**Task**: Retype the data exactly, from its first line to the line containing "const neSq = [5.68,5.33,5.00,4.57,4.20];", including both, and skip any picture.

**Recorded data**:
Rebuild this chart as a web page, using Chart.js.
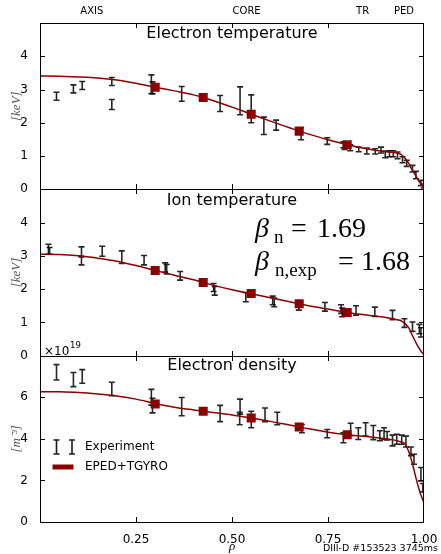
<!DOCTYPE html>
<html><head><meta charset="utf-8">
<script src="https://cdn.jsdelivr.net/npm/chart.js@4"></script>
<style>html,body{margin:0;padding:0;background:#fff;overflow:hidden}</style>
</head><body>
<canvas id="c" width="441" height="554"></canvas>
<script>
// ---------- data ----------
const rho = [0,0.05,0.1,0.15,0.2,0.25,0.3,0.35,0.4,0.425,0.45,0.5,0.55,0.6,0.65,0.675,0.7,0.75,0.8,0.85,0.9,0.92,0.93,0.94,0.95,0.96,0.97,0.98,0.99,1.0];
const teModel = [3.41,3.40,3.38,3.35,3.29,3.19,3.07,2.96,2.84,2.76,2.67,2.47,2.26,2.05,1.85,1.75,1.66,1.49,1.34,1.22,1.13,1.11,1.09,1.05,0.94,0.78,0.57,0.38,0.19,0.05];
const tiModel = [3.05,3.04,3.00,2.93,2.84,2.71,2.56,2.42,2.28,2.20,2.12,1.98,1.86,1.74,1.62,1.56,1.50,1.40,1.30,1.22,1.15,1.11,1.08,1.05,0.97,0.84,0.60,0.37,0.17,0.02];
const neModel = [6.27,6.26,6.23,6.16,6.06,5.91,5.70,5.52,5.39,5.33,5.27,5.15,5.00,4.84,4.66,4.57,4.48,4.32,4.20,4.11,4.00,3.95,3.91,3.85,3.76,3.40,2.80,2.05,1.40,0.92];

const rhoSq = [0.3,0.425,0.55,0.675,0.8];
const teSq = [3.07,2.76,2.26,1.75,1.34];
const tiSq = [2.56,2.20,1.87,1.56,1.30];
const neSq = [5.68,5.33,5.00,4.57,4.20];

const teRho = [0.043,0.087,0.110,0.187,0.187,0.290,0.293,0.369,0.469,0.521,0.550,0.583,0.615,0.680,0.748,0.790,0.793,0.808,0.830,0.851,0.873,0.888,0.899,0.910,0.920,0.931,0.944,0.955,0.970,0.979,0.992,0.999];
const teVal = [2.80,3.02,3.12,3.24,2.55,3.16,3.05,2.87,2.58,2.66,2.42,1.91,1.93,1.67,1.45,1.34,1.30,1.25,1.20,1.15,1.14,1.18,1.05,1.07,1.07,1.02,0.89,0.78,0.62,0.43,0.19,0.10];
const teErr = [0.12,0.12,0.12,0.12,0.15,0.28,0.18,0.22,0.24,0.42,0.42,0.26,0.15,0.18,0.10,0.09,0.10,0.09,0.07,0.09,0.08,0.09,0.10,0.09,0.09,0.10,0.09,0.09,0.10,0.11,0.08,0.06];

const tiRho = [0.022,0.025,0.108,0.108,0.162,0.213,0.271,0.326,0.330,0.365,0.452,0.455,0.536,0.606,0.610,0.674,0.742,0.784,0.787,0.823,0.872,0.918,0.949,0.970,0.988,0.992];
const tiVal = [3.20,3.15,3.12,2.86,3.14,2.96,2.87,2.65,2.60,2.40,2.05,1.95,1.76,1.66,1.60,1.51,1.47,1.40,1.30,1.36,1.32,1.22,0.98,0.87,0.80,0.70];
const tiErr = [0.15,0.10,0.15,0.13,0.15,0.19,0.14,0.14,0.14,0.13,0.12,0.13,0.14,0.13,0.13,0.14,0.13,0.13,0.13,0.14,0.14,0.14,0.13,0.14,0.14,0.14];

const neRho = [0.043,0.087,0.110,0.187,0.290,0.293,0.369,0.469,0.520,0.521,0.550,0.586,0.618,0.682,0.748,0.790,0.809,0.829,0.848,0.868,0.885,0.896,0.904,0.918,0.929,0.942,0.953,0.966,0.974,0.992,0.997];
const neVal = [7.2,6.85,7.0,6.4,6.0,5.6,5.55,5.22,4.98,5.55,4.93,5.15,4.98,4.49,4.25,4.05,4.45,4.25,4.45,4.3,4.15,4.25,4.15,3.92,3.98,3.96,3.87,3.4,3.02,2.3,1.65];
const neErr = [0.37,0.34,0.33,0.32,0.38,0.35,0.44,0.39,0.30,0.36,0.40,0.33,0.30,0.20,0.20,0.24,0.30,0.28,0.32,0.34,0.24,0.28,0.20,0.26,0.24,0.22,0.26,0.21,0.24,0.32,0.20];

const xTicks = [0.25,0.5,0.75,1.0];
const regionPos = [0.135,0.538,0.84,0.948];
const regionLabels = ['AXIS','CORE','TR','PED'];
const panelTitles = {yTe:'Electron temperature', yTi:'Ion temperature', yNe:'Electron density'};

// ---------- helpers ----------
const RED = '#8b0000';
const pts = (xs, ys) => xs.map((x,i)=>({x:x, y:ys[i]}));
Chart.defaults.font.family = '"DejaVu Sans", sans-serif';
Chart.defaults.color = '#000';

function errBar(ctx, x, y1, y2, cap) {
  ctx.beginPath();
  ctx.moveTo(x, y1); ctx.lineTo(x, y2);
  ctx.moveTo(x-cap, y1); ctx.lineTo(x+cap, y1);
  ctx.moveTo(x-cap, y2); ctx.lineTo(x+cap, y2);
  ctx.stroke();
}

const errPlugin = {
  id: 'errbars',
  beforeDatasetsDraw(chart) {
    const ctx = chart.ctx, xs = chart.scales.x, ca = chart.chartArea;
    chart.data.datasets.forEach(ds => {
      if (!ds.yErr) return;
      const ys = chart.scales[ds.yAxisID];
      ctx.save();
      ctx.beginPath(); ctx.rect(ca.left, ys.top, ca.right-ca.left, ys.bottom-ys.top); ctx.clip();
      ctx.strokeStyle = 'rgba(0,0,0,0.85)'; ctx.lineWidth = 1.6;
      ds.data.forEach((p,j) => {
        const px = xs.getPixelForValue(p.x);
        errBar(ctx, px, ys.getPixelForValue(p.y + ds.yErr[j]), ys.getPixelForValue(p.y - ds.yErr[j]), 3);
      });
      ctx.restore();
    });
  }
};

const decorPlugin = {
  id: 'decor',
  afterDraw(chart) {
    const ctx = chart.ctx, ca = chart.chartArea, xs = chart.scales.x, x2 = chart.scales.x2;
    ctx.save();
    const L = Math.round(ca.left), R = Math.round(ca.right);
    ['yTe','yTi','yNe'].forEach(id => {
      const s = chart.scales[id];
      const T = Math.round(s.top), B = Math.round(s.bottom);
      ctx.strokeStyle = '#000'; ctx.lineWidth = 1;
      ctx.strokeRect(L+0.5, T+0.5, R-L-1, B-T);
      // inward ticks
      ctx.beginPath();
      s.ticks.forEach(t => {
        if (t.value <= s.min || t.value >= s.max) return;
        const y = Math.round(s.getPixelForValue(t.value)) + 0.5;
        ctx.moveTo(L, y); ctx.lineTo(L+5, y);
        ctx.moveTo(R, y); ctx.lineTo(R-5, y);
      });
      xTicks.forEach(v => {
        if (v >= 1) return;
        const x = Math.round(xs.getPixelForValue(v)) + 0.5;
        ctx.moveTo(x, T); ctx.lineTo(x, T+5);
        ctx.moveTo(x, B); ctx.lineTo(x, B-5);
      });
      ctx.stroke();
      // panel title
      ctx.fillStyle = '#000';
      ctx.font = '16px "DejaVu Sans"';
      ctx.textAlign = 'center'; ctx.textBaseline = 'middle';
      ctx.fillText(panelTitles[id], (ca.left+ca.right)/2, s.top + (id==='yTi' ? 12 : 10.5));
    });

    // region labels on the top axis
    ctx.font = '10px "DejaVu Sans"';
    ctx.textAlign = 'center'; ctx.textBaseline = 'middle';
    regionPos.forEach((v,i) => ctx.fillText(regionLabels[i], x2.getPixelForValue(v), 11.5));

    // beta annotations
    ctx.textAlign = 'left'; ctx.textBaseline = 'alphabetic';
    ctx.font = 'italic 28px "Liberation Serif"';
    ctx.fillText('β', 255, 237);
    ctx.fillText('β', 255, 270);
    ctx.font = '19px "Liberation Serif"';
    ctx.fillText('n', 274, 243);
    ctx.fillText('n,exp', 275, 276);
    ctx.font = '28px "Liberation Serif"';
    ctx.fillText('=', 291, 237);
    ctx.fillText('1.69', 317, 237);
    ctx.fillText('=', 338, 270);
    ctx.fillText('1.68', 361, 270);

    // offset text x10^19
    const sTi = chart.scales.yTi;
    ctx.font = '12px "DejaVu Sans"';
    ctx.fillText('×10', 44, sTi.bottom - 1);
    ctx.font = '8.5px "DejaVu Sans"';
    ctx.fillText('19', 70, sTi.bottom - 8);

    // legend
    ctx.strokeStyle = 'rgba(0,0,0,0.9)'; ctx.lineWidth = 1.6;
    errBar(ctx, 56.5, 440, 454, 3);
    errBar(ctx, 72, 440, 454, 3);
    ctx.strokeStyle = RED; ctx.lineWidth = 5;
    ctx.beginPath(); ctx.moveTo(52.5, 467); ctx.lineTo(73.5, 467); ctx.stroke();
    ctx.fillStyle = '#000';
    ctx.font = '12px "DejaVu Sans"'; ctx.textBaseline = 'middle';
    ctx.fillText('Experiment', 85, 447);
    ctx.fillText('EPED+TGYRO', 85, 467);

    // footer
    ctx.font = '9.5px "DejaVu Sans"'; ctx.textAlign = 'right';
    ctx.fillText('DIII-D #153523 3745ms', 438, 549);
    ctx.restore();
  }
};

function yAxis(max, step, title) {
  return {
    type: 'linear', position: 'left', stack: 'panels', stackWeight: 1,
    min: 0, max: max,
    grid: {display: false}, border: {display: false},
    ticks: {stepSize: step, padding: 4, color: '#000', font: {size: 12},
            callback: v => (v >= max ? '' : String(v))},
    title: {display: true, text: title, color: '#555',
            font: {family: '"Liberation Serif"', style: 'italic', size: 13},
            padding: {top: 9, bottom: 0}},
    afterFit: s => { s.width = 40; }
  };
}

const lineDs = (id, ys) => ({type:'line', yAxisID:id, xAxisID:'x', data: pts(rho, ys),
  borderColor: RED, borderWidth: 1.5, pointRadius: 0, fill: false, cubicInterpolationMode: 'monotone', order: 2});
const sqDs = (id, ys) => ({type:'scatter', yAxisID:id, xAxisID:'x', data: pts(rhoSq, ys),
  pointStyle: 'rect', pointRadius: 6.4, backgroundColor: RED, borderColor: RED, borderWidth: 0, order: 1});
const expDs = (id, xs, ys, es) => ({type:'scatter', yAxisID:id, xAxisID:'x', data: pts(xs, ys), yErr: es,
  pointRadius: 0, borderWidth: 0, order: 3});

new Chart(document.getElementById('c'), {
  type: 'line',
  data: {datasets: [
    expDs('yTe', teRho, teVal, teErr), lineDs('yTe', teModel), sqDs('yTe', teSq),
    expDs('yTi', tiRho, tiVal, tiErr), lineDs('yTi', tiModel), sqDs('yTi', tiSq),
    expDs('yNe', neRho, neVal, neErr), lineDs('yNe', neModel), sqDs('yNe', neSq)
  ]},
  options: {
    responsive: false, animation: false,
    layout: {padding: {left: 0, right: 17, top: 0, bottom: 0}},
    plugins: {legend: {display: false}, tooltip: {enabled: false}},
    scales: {
      x: {type: 'linear', position: 'bottom', min: 0, max: 1,
          grid: {display: false}, border: {display: false},
          afterBuildTicks: s => { s.ticks = xTicks.map(v => ({value: v})); },
          ticks: {padding: 3, color: '#000', font: {size: 12}, maxRotation: 0, autoSkip: false,
                  callback: v => v.toFixed(2)},
          title: {display: true, text: 'ρ', color: '#000',
                  font: {family: '"Liberation Serif"', style: 'italic', size: 13}, padding: {top: 0, bottom: 0}},
          afterFit: s => { s.height = 32; }},
      x2: {type: 'linear', position: 'top', min: 0, max: 1,
          grid: {display: false}, border: {display: false},
          ticks: {display: false},
          afterFit: s => { s.height = 23; }},
      yNe: yAxis(8, 2, '[m⁻³]'),
      yTi: yAxis(5, 1, '[keV]'),
      yTe: yAxis(5, 1, '[keV]')
    }
  },
  plugins: [errPlugin, decorPlugin]
});
</script>
</body></html>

**Final result**:
Rebuild this chart as a web page, using Chart.js.
<!DOCTYPE html>
<html><head><meta charset="utf-8">
<script src="https://cdn.jsdelivr.net/npm/chart.js@4"></script>
<style>html,body{margin:0;padding:0;background:#fff;overflow:hidden}</style>
</head><body>
<canvas id="c" width="441" height="554"></canvas>
<script>
// ---------- data ----------
const rho = [0,0.05,0.1,0.15,0.2,0.25,0.3,0.35,0.4,0.425,0.45,0.5,0.55,0.6,0.65,0.675,0.7,0.75,0.8,0.85,0.9,0.92,0.93,0.94,0.95,0.96,0.97,0.98,0.99,1.0];
const teModel = [3.41,3.40,3.38,3.35,3.29,3.19,3.07,2.96,2.84,2.76,2.67,2.47,2.26,2.05,1.85,1.75,1.66,1.49,1.34,1.22,1.13,1.11,1.09,1.05,0.94,0.78,0.57,0.38,0.19,0.05];
const tiModel = [3.05,3.04,3.00,2.93,2.84,2.71,2.56,2.42,2.28,2.20,2.12,1.98,1.86,1.74,1.62,1.56,1.50,1.40,1.30,1.22,1.15,1.11,1.08,1.05,0.97,0.84,0.60,0.37,0.17,0.02];
const neModel = [6.27,6.26,6.23,6.16,6.06,5.91,5.70,5.52,5.39,5.33,5.27,5.15,5.00,4.84,4.66,4.57,4.48,4.32,4.20,4.11,4.00,3.95,3.91,3.85,3.76,3.40,2.80,2.05,1.40,0.92];

const rhoSq = [0.3,0.425,0.55,0.675,0.8];
const teSq = [3.07,2.76,2.26,1.75,1.34];
const tiSq = [2.56,2.20,1.87,1.56,1.30];
const neSq = [5.68,5.33,5.00,4.57,4.20];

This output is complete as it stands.